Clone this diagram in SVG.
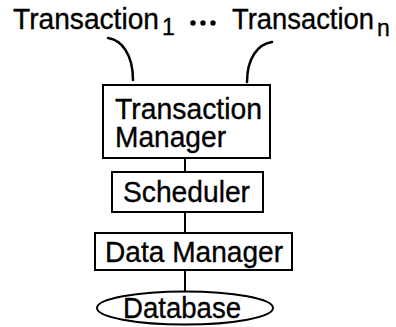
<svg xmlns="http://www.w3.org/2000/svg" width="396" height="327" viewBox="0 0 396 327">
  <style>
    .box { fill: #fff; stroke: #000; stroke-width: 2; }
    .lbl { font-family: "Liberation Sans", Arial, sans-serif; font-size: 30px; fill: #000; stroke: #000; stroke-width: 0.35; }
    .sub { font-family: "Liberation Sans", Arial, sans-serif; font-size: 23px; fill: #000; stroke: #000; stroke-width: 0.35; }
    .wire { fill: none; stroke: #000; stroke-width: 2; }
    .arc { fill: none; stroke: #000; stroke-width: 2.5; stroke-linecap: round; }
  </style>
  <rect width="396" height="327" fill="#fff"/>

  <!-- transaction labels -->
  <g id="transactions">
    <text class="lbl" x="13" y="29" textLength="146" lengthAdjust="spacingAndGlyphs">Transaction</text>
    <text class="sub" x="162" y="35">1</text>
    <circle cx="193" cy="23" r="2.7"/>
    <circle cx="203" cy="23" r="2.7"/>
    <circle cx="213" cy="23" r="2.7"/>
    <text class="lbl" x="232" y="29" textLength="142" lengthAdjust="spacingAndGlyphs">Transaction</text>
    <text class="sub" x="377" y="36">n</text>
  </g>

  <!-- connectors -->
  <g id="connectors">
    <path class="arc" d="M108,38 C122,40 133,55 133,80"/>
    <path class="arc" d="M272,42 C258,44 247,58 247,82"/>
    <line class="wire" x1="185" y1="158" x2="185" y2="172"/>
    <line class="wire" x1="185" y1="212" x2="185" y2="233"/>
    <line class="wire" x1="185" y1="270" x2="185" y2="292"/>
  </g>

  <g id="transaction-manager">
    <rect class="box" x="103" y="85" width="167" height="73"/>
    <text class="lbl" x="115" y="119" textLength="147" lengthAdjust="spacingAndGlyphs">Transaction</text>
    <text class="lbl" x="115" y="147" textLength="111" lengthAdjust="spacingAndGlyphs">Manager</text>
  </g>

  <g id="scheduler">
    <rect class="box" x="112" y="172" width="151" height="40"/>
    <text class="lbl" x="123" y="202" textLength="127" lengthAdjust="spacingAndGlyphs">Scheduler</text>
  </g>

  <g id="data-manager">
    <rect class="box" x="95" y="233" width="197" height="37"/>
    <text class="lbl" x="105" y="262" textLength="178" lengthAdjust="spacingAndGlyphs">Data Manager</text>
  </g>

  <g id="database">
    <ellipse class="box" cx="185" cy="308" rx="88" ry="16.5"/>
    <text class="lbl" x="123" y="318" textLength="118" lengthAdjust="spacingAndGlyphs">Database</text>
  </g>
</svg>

• • •

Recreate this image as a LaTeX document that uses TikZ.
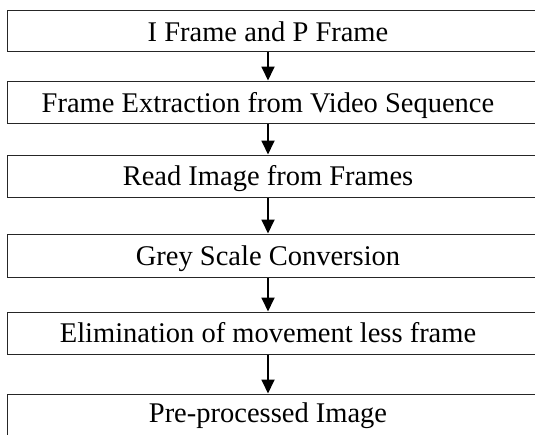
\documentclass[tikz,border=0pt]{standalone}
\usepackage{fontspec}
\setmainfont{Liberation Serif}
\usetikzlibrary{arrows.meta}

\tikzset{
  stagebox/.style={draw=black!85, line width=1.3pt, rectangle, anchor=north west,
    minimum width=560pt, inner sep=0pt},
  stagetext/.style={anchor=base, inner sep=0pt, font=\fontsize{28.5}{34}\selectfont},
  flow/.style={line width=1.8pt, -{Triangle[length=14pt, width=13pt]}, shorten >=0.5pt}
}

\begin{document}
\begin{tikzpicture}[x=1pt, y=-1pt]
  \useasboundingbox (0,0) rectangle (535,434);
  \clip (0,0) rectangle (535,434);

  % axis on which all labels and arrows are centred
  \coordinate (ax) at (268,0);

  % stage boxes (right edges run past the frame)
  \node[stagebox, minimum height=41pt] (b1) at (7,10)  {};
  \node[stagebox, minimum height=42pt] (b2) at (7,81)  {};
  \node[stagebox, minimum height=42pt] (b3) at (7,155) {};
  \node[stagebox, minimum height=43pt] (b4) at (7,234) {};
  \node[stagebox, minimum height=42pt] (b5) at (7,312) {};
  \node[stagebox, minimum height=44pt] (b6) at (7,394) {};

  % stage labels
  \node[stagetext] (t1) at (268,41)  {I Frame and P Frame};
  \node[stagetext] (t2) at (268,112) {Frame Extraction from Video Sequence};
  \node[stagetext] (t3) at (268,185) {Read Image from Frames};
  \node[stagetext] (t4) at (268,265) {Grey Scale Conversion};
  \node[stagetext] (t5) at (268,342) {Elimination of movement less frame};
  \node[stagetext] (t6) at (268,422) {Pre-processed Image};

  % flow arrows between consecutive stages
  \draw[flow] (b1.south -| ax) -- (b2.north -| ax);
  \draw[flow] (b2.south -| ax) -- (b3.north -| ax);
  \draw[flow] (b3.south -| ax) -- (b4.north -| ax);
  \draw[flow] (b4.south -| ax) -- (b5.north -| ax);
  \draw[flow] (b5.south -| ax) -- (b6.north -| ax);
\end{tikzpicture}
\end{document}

• • •

**TASK DETAILS**
Each line holding "this" must be found and copied.

**ANSWER TO THE PROBLEM**
Clone this diagram in SVG.
Recreate this image as a LaTeX document that uses TikZ.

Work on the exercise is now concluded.